Required task — Select and copy out every line in the records containing "this".

Dataset extract —
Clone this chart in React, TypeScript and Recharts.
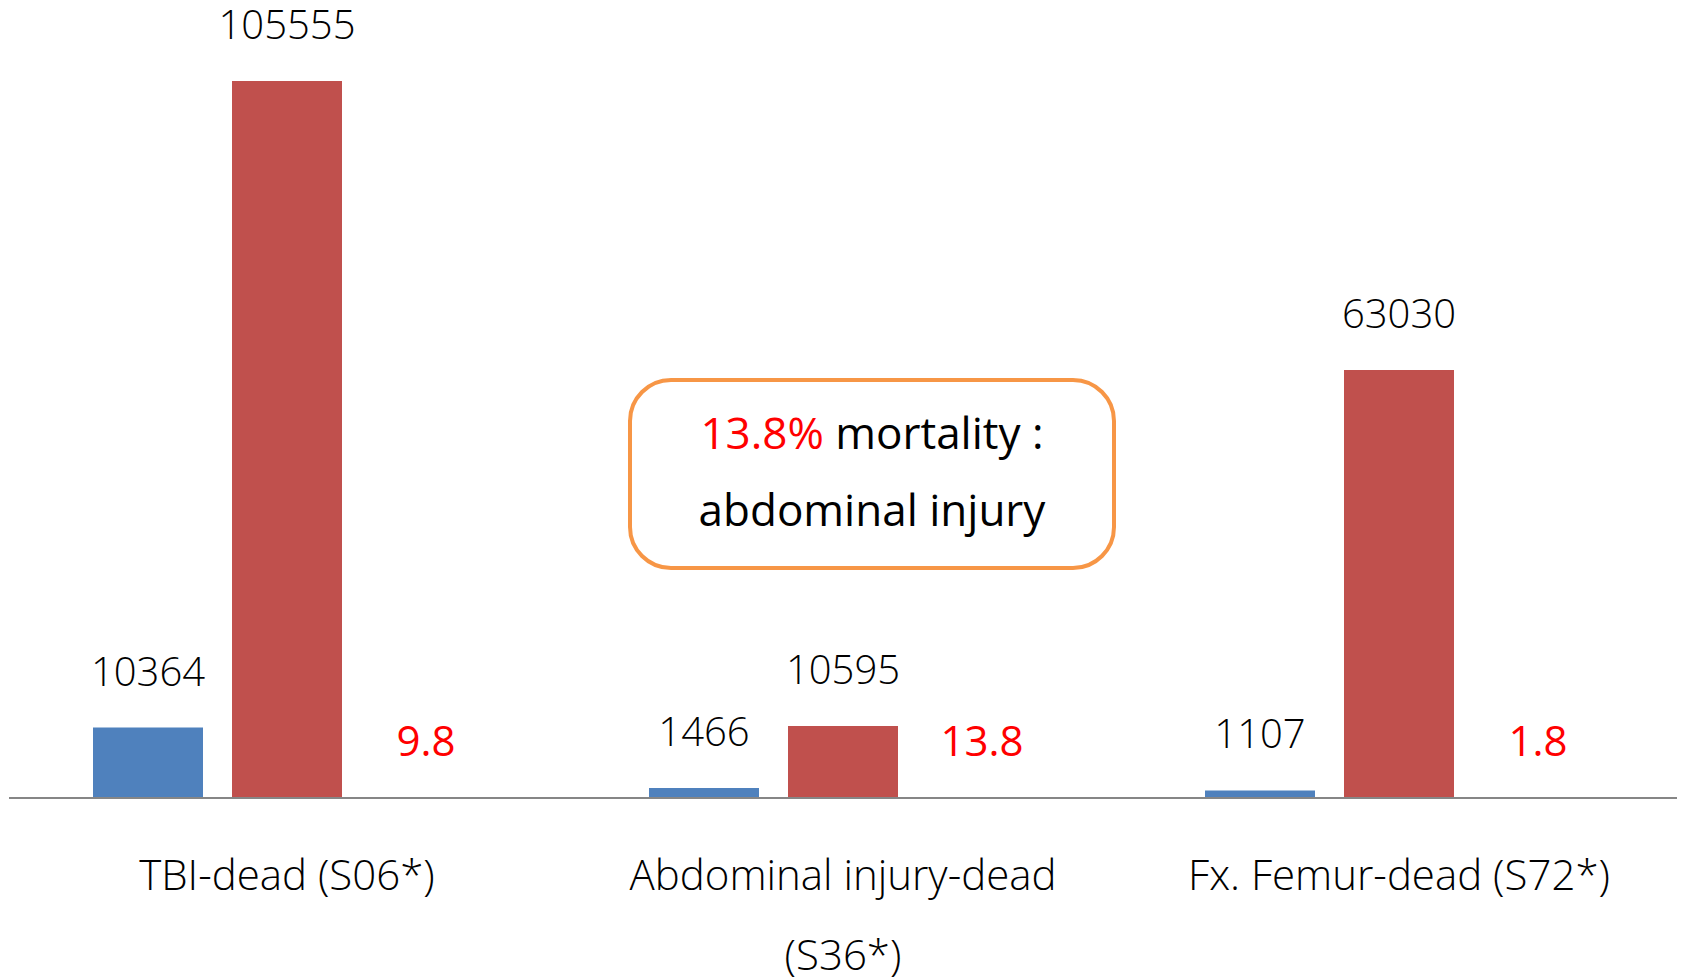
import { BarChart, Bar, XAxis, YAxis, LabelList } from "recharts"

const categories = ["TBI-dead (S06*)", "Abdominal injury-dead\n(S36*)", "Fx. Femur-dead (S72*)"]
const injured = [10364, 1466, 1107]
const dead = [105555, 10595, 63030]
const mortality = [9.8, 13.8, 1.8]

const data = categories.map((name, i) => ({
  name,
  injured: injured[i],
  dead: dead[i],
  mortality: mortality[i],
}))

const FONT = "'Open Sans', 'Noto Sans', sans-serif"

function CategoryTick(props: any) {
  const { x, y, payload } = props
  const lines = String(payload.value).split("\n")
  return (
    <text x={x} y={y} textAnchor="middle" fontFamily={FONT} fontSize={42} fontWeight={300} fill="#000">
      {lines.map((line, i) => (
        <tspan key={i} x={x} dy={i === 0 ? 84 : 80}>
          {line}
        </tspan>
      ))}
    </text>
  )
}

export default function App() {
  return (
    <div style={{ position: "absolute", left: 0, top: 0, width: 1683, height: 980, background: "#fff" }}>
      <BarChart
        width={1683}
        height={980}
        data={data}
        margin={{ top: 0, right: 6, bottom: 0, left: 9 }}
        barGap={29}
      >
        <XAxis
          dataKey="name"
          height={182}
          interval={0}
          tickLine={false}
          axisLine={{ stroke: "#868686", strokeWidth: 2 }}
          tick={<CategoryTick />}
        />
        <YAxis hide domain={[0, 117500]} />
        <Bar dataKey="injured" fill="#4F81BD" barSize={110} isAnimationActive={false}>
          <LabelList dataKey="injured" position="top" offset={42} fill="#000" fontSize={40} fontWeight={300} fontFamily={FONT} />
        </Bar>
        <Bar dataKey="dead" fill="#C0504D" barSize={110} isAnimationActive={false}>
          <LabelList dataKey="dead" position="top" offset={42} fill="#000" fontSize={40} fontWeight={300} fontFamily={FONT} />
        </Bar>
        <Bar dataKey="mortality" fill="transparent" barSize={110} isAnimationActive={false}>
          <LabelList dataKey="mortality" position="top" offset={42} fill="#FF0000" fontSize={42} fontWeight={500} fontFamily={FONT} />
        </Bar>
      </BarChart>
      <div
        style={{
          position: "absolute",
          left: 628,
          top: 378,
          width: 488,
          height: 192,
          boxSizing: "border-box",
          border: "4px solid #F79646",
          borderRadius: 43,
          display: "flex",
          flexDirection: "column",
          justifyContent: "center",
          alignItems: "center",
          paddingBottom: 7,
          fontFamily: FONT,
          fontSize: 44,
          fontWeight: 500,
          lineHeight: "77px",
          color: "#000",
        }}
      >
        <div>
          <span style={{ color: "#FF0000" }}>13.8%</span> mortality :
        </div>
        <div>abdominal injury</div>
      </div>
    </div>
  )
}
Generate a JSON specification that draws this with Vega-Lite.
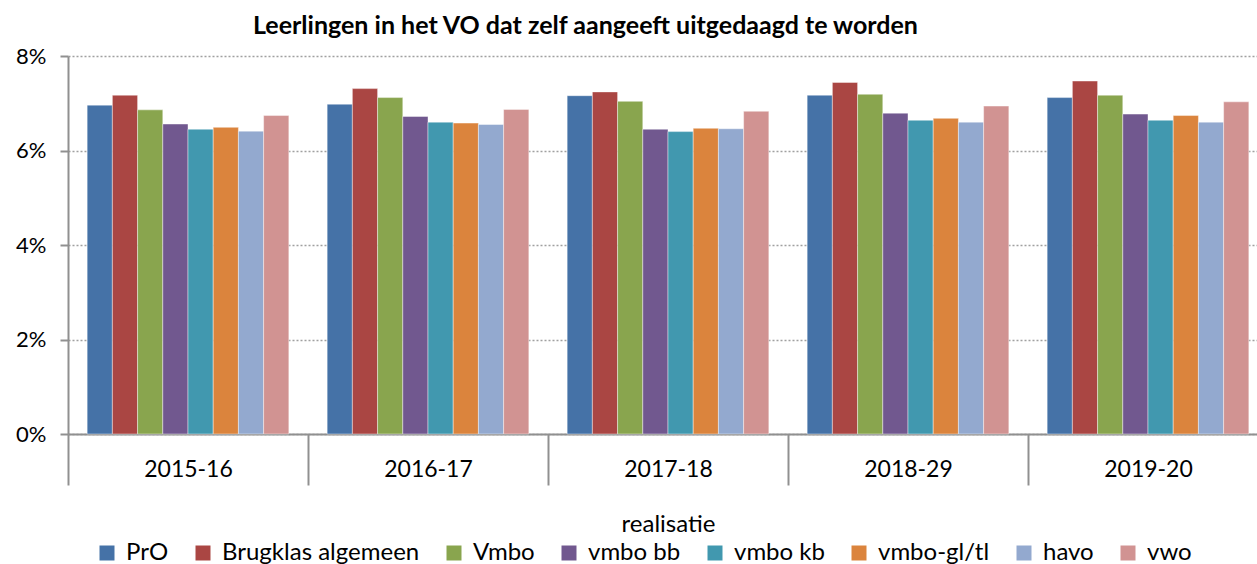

Exercise result —
Clone this chart in React, TypeScript and Recharts.
Generate a JSON specification that draws this with Vega-Lite.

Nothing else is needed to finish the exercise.